> [GIVEN EXERCISE]:
Using the listing below, give the number of lines where "React" appears, and nothing else.

::::

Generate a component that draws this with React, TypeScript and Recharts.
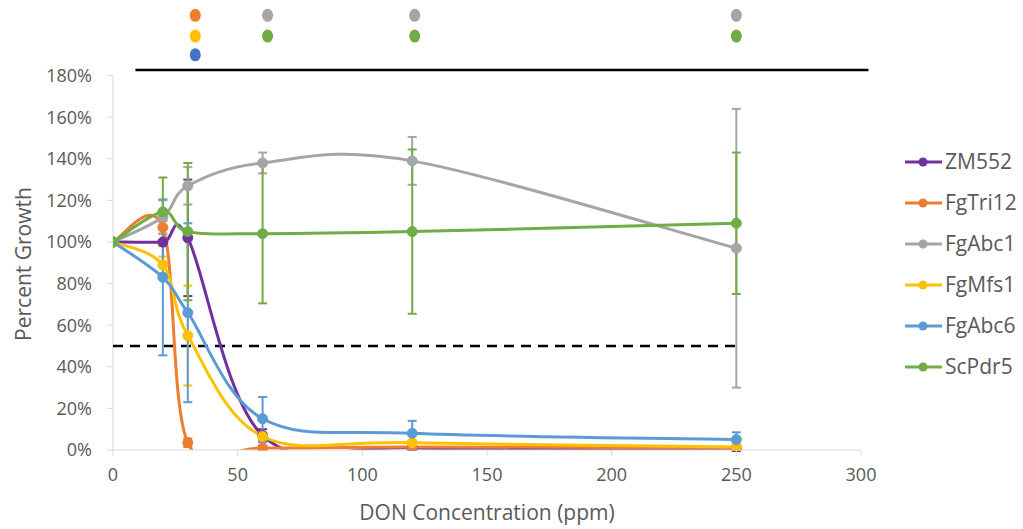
import React from 'react';
import {
  ComposedChart,
  Line,
  Scatter,
  XAxis,
  YAxis,
  ErrorBar,
  ReferenceLine,
} from 'recharts';

// DON concentrations (ppm)
const doses = [0, 20, 30, 60, 120, 250];

// percent growth (1 = 100%) and standard deviation per strain
const zm552 = [1.0, 1.0, 1.02, 0.07, 0.01, 0.005];
const zm552Sd = [null, 0.115, 0.28, 0.03, 0.01, 0.01];
const fgTri12 = [1.0, 1.07, 0.035, 0.01, 0.015, 0.01];
const fgTri12Sd = [null, 0.03, 0.02, 0.01, 0.01, 0.01];
const fgAbc1 = [1.0, 1.12, 1.27, 1.38, 1.39, 0.97];
const fgAbc1Sd = [null, 0.08, 0.09, 0.05, 0.115, 0.67];
const fgMfs1 = [1.0, 0.89, 0.55, 0.065, 0.035, 0.015];
const fgMfs1Sd = [null, 0.04, 0.24, 0.02, 0.01, 0.01];
const fgAbc6 = [1.0, 0.83, 0.66, 0.15, 0.08, 0.05];
const fgAbc6Sd = [null, 0.375, 0.43, 0.105, 0.06, 0.035];
const scPdr5 = [1.0, 1.145, 1.05, 1.04, 1.05, 1.09];
const scPdr5Sd = [null, 0.165, 0.33, 0.335, 0.395, 0.34];

// significance markers above the plot
const fgTri12Sig = [33];
const fgAbc1Sig = [62, 121, 250];
const fgMfs1Sig = [33];
const scPdr5Sig = [62, 121, 250];
const fgAbc6Sig = [33];
const sigRow1 = 2.09;
const sigRow2 = 1.99;
const sigRow3 = 1.9;

const yTicks = [0, 0.2, 0.4, 0.6, 0.8, 1.0, 1.2, 1.4, 1.6, 1.8];
const xTicks = [0, 50, 100, 150, 200, 250, 300];
const halfLine = 0.5;
const halfLineEnd = 250;
const bracketY = 1.827;
const bracketX = [9, 303];

const series = [
  { name: 'ZM552', values: zm552, sd: zm552Sd, color: '#7030a0' },
  { name: 'FgTri12', values: fgTri12, sd: fgTri12Sd, color: '#ed7d31' },
  { name: 'FgAbc1', values: fgAbc1, sd: fgAbc1Sd, color: '#a5a5a5' },
  { name: 'FgMfs1', values: fgMfs1, sd: fgMfs1Sd, color: '#ffc000' },
  { name: 'FgAbc6', values: fgAbc6, sd: fgAbc6Sd, color: '#5b9bd5' },
  { name: 'ScPdr5', values: scPdr5, sd: scPdr5Sd, color: '#70ad47' },
];

const sigMarks = [
  { xs: fgTri12Sig, y: sigRow1, color: '#ed7d31' },
  { xs: fgAbc1Sig, y: sigRow1, color: '#a5a5a5' },
  { xs: fgMfs1Sig, y: sigRow2, color: '#ffc000' },
  { xs: scPdr5Sig, y: sigRow2, color: '#70ad47' },
  { xs: fgAbc6Sig, y: sigRow3, color: '#4472c4' },
];

const table = doses.map((x, i) => {
  const row: Record<string, number | null> = { x };
  series.forEach((s) => {
    row[s.name] = s.values[i];
    row[s.name + '_sd'] = s.sd[i];
  });
  return row;
});

// Excel style smoothed line (Catmull-Rom as cubic bezier)
const excelSmooth = (context: any) => {
  let pts: number[][] = [];
  return {
    areaStart() {},
    areaEnd() {},
    lineStart() {
      pts = [];
    },
    point(x: number, y: number) {
      pts.push([+x, +y]);
    },
    lineEnd() {
      const n = pts.length;
      if (!n) return;
      context.moveTo(pts[0][0], pts[0][1]);
      for (let i = 0; i < n - 1; i++) {
        const p0 = pts[Math.max(i - 1, 0)];
        const p1 = pts[i];
        const p2 = pts[i + 1];
        const p3 = pts[Math.min(i + 2, n - 1)];
        context.bezierCurveTo(
          p1[0] + (p2[0] - p0[0]) / 6,
          p1[1] + (p2[1] - p0[1]) / 6,
          p2[0] - (p3[0] - p1[0]) / 6,
          p2[1] - (p3[1] - p1[1]) / 6,
          p2[0],
          p2[1]
        );
      }
    },
  };
};

const textColor = '#595959';
const axisColor = '#d9d9d9';

const LegendBox = () => (
  <div style={{ position: 'absolute', left: 905, top: 141 }}>
    {series.map((s) => (
      <div key={s.name} style={{ display: 'flex', alignItems: 'center', height: 41 }}>
        <svg width={38} height={12} style={{ marginRight: 2 }}>
          <line x1={0} y1={6} x2={37} y2={6} stroke={s.color} strokeWidth={3} />
          <circle cx={18} cy={6} r={4.5} fill={s.color} />
        </svg>
        <span style={{ fontSize: 21, color: textColor, lineHeight: '41px' }}>{s.name}</span>
      </div>
    ))}
  </div>
);

export default function App() {
  return (
    <div
      style={{
        position: 'absolute',
        left: 0,
        top: 0,
        width: 1023,
        height: 529,
        background: '#fff',
        fontFamily: '"Open Sans", sans-serif',
      }}
    >
      <ComposedChart
        width={1023}
        height={529}
        data={table}
        margin={{ top: 0.72, right: 162, bottom: 0, left: 0 }}
      >
        <XAxis
          type="number"
          dataKey="x"
          domain={[0, 300]}
          ticks={xTicks}
          allowDataOverflow
          height={79}
          stroke={axisColor}
          tickSize={6}
          tickMargin={12}
          tick={{ fontSize: 18, fill: textColor }}
          label={{
            value: 'DON Concentration (ppm)',
            position: 'insideBottom',
            offset: 9,
            style: { fontSize: 21, fill: textColor },
          }}
        />
        <YAxis
          type="number"
          domain={[0, 2.16]}
          ticks={yTicks}
          allowDataOverflow
          width={113}
          axisLine={false}
          tickLine={{ stroke: axisColor }}
          tickSize={6}
          tickMargin={15}
          tick={{ fontSize: 18, fill: textColor }}
          tickFormatter={(v: number) => `${Math.round(v * 100)}%`}
          label={() => (
            <text
              x={23}
              y={264}
              transform="rotate(-90 23 264)"
              textAnchor="middle"
              dominantBaseline="central"
              fontSize={21}
              fill={textColor}
            >
              Percent Growth
            </text>
          )}
        />
        <ReferenceLine
          segment={[{ x: 0, y: 0 }, { x: 0, y: 1.8 }]}
          stroke={axisColor}
          strokeWidth={1}
        />
        <ReferenceLine
          segment={[{ x: 0, y: halfLine }, { x: halfLineEnd, y: halfLine }]}
          stroke="#000"
          strokeWidth={2.5}
          strokeDasharray="10 7"
        />
        <ReferenceLine
          segment={[{ x: bracketX[0], y: bracketY }, { x: bracketX[1], y: bracketY }]}
          stroke="#000"
          strokeWidth={2.5}
          ifOverflow="visible"
        />
        {series.map((s) => (
          <Line
            key={s.name}
            dataKey={s.name}
            type={excelSmooth as any}
            stroke={s.color}
            strokeWidth={3}
            dot={{ r: 5, fill: s.color, stroke: s.color, strokeWidth: 1 }}
            activeDot={false}
            isAnimationActive={false}
          >
            <ErrorBar
              dataKey={s.name + '_sd'}
              direction="y"
              width={4.5}
              stroke={s.color}
              strokeWidth={2}
              isAnimationActive={false}
            />
          </Line>
        ))}
        {sigMarks.map((m, i) => (
          <Scatter
            key={i}
            data={m.xs.map((x) => ({ x, y: m.y }))}
            dataKey="y"
            fill={m.color}
            isAnimationActive={false}
            shape={(p: any) => <ellipse cx={p.cx} cy={p.cy} rx={5.5} ry={6.5} fill={m.color} />}
          />
        ))}
      </ComposedChart>
      <LegendBox />
    </div>
  );
}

::::

> [RESPONSE BELOW]:
2